That said, Don’t Cry Girl was a different affair. I was expecting a heart wrenching affair because of its cover however it turned to be a totally hilarious story of a girl who was doing her best not to cry as she freeloaded with a nudist. It’s a crazy romantic comedy that is definitely one of her best works, perhaps in the same capacity as Dining Bar Akira. I think the charm lies in Masuda. Then again, I love crazy old men.

And then there was Her, the story of six ladies and their struggles to keep their relationships or their lives in check. Usually, Yamashita divides her stories however, upon reading this as a volume, I love how the stories leap off from another, as if one is interconnected with the other even to the minutest degree. The volume is not just love stories though. It’s closer to personal relationships, a small act, an impression, perhaps an exchange that can change our perspective in life. For me, I felt that Her captures Yamashita’s spirit as an author — graceful, reflective, and at times hilarious. Her makes me understand how the littlest of things, sudden or tangential as they may appear can be very important. And particularly in this case, how it’s amazing and all right to be a woman.

Postscript

At the end of every volume, Yamashita writes a postcript about her inspiration in writing her manga. It’s a lovely insight to her thoughts while writing it, but what I appreciate more is how she writes what music she listens to while writing her manga. When I found out that she has background music for her chapters, I listened to some of them and realized how it totally changes the mood of that chapter. Hopefully, when her works get to print, these postscripts will be published as well. I think this was really helpful for her seinen title, Butter, a running story in Afternoon about a high school dance club. When they do slow step and tango, listening to the right tunes give life to her panels.

At the end of all this, have I figured her out? Did I uncover the mystery of Yamashita Tomoko? I don’t think I have and I don’t think I want to either. I’m perfectly fine with that. I believe the fun part of Yamashita Tomoko is how she has the capacity to surprise me when I read her works. Definitely she’s part of this new wave of BL mangaka who are changing the face not only of the BL genre but of manga for adults. When I look at her art and her style, I see serious, if not forlorn faces of people, only to realize that they’re actually colorful, delightful characters. So I look forward to reading more of her works. I would like to see her break my expectations again and again.
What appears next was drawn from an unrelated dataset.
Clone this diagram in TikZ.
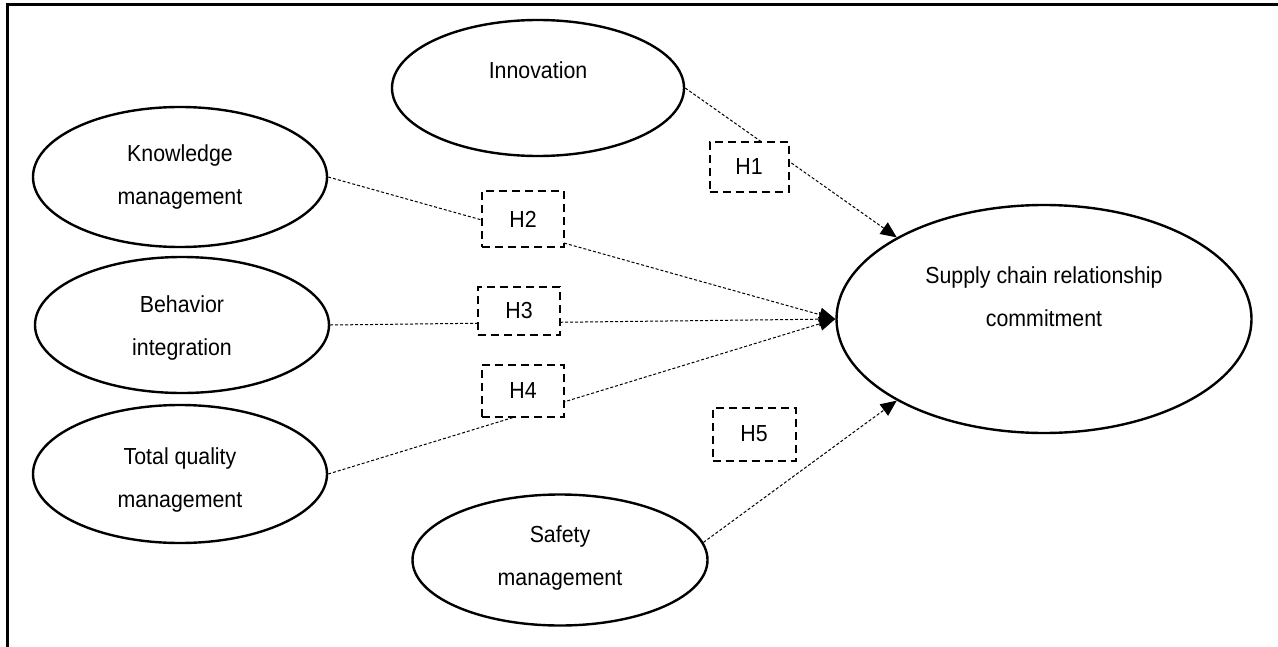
\documentclass[tikz,border=0pt]{standalone}
\usepackage{fontspec}
\setmainfont{Liberation Sans}[FakeStretch=0.92]
\usetikzlibrary{shapes.geometric,arrows.meta}
\begin{document}
\begin{tikzpicture}[x=0.5pt,y=-0.5pt,
  ell/.style={draw,ellipse,line width=1.2pt,inner sep=0pt},
  lbl/.style={align=center,font=\fontsize{11.6pt}{21.5pt}\selectfont,inner sep=0pt},
  hbox/.style={draw,fill=white,line width=1pt,dash pattern=on 4pt off 2.5pt,inner sep=0pt,font=\fontsize{11.6pt}{14pt}\selectfont},
  conn/.style={line width=0.5pt,dash pattern=on 1.5pt off 1pt,-{Triangle[length=8pt,width=7pt]}}]
\useasboundingbox (0,0) rectangle (1278,647);
\draw[line width=1.5pt] (1278,5) -- (7,5) -- (7,647);
% ellipses
\node[ell,minimum width=146pt,minimum height=68pt] (inn) at (538,88) {};
\node[ell,minimum width=147pt,minimum height=70pt] (km) at (180,177) {};
\node[ell,minimum width=147pt,minimum height=68pt] (bi) at (182,325) {};
\node[ell,minimum width=147pt,minimum height=69pt] (tqm) at (180,474) {};
\node[ell,minimum width=147.5pt,minimum height=65.5pt] (sm) at (560,560) {};
\node[ell,minimum width=207.5pt,minimum height=114pt] (sc) at (1044,319) {};
% labels
\node[lbl] (innT) at (538,70) {Innovation};
\node[lbl] (kmT) at (180,177) {Knowledge\\management};
\node[lbl] (biT) at (182,328) {Behavior\\integration};
\node[lbl] (tqmT) at (180,480) {Total quality\\management};
\node[lbl] (smT) at (560,558) {Safety\\management};
\node[lbl] (scT) at (1044,297) {Supply chain relationship\\commitment};
% connectors
\draw[conn] (inn.east) -- (sc.151);
\draw[conn] (km.east) -- (sc.west);
\draw[conn] (bi.east) -- (sc.west);
\draw[conn] (tqm.east) -- (sc.west);
\draw[conn] (sm.7) -- (sc.209);
% hypothesis boxes
\node[hbox,minimum width=39.5pt,minimum height=25pt] (h1) at (749,167) {H1};
\node[hbox,minimum width=41pt,minimum height=28pt] (h2) at (523,219) {H2};
\node[hbox,minimum width=41pt,minimum height=24pt] (h3) at (519,311) {H3};
\node[hbox,minimum width=41pt,minimum height=26pt] (h4) at (523,391) {H4};
\node[hbox,minimum width=41.5pt,minimum height=26.5pt] (h5) at (754,434) {H5};
\end{tikzpicture}
\end{document}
BGM ◊ OK Go – A Million Ways 

Reading List

In English:

These titles are available online and can be read worldwide via Net Comics!

  • Dining Bar Akira
  • Black Winged Love

In Japanese: (buy them via Amazon.co.jp)

Boys Love Titles: Touch Me Again, Koi no Hanashi ga Shiritai, Illumination, Yes It’s Me, Je’taime Cafe Noir, Bara no Hitomi wa Bakudan

Josei Titles (under Feel Young and Comic Zero): Love, Hate, Love, Mo’Some Sting, Don’t Cry Girl, Her, Mirror Ball Flashing Magic

Seinen Titles (under Afternoon): Butter, Satanic Sweet 

Anthologies: On Blue (BL), Bokura no Manga (via IPad & Iphone), Nakeru BL

  1. Trans. This Manga is Amazing! []
  2. although the schmex is important for us fujoshi! []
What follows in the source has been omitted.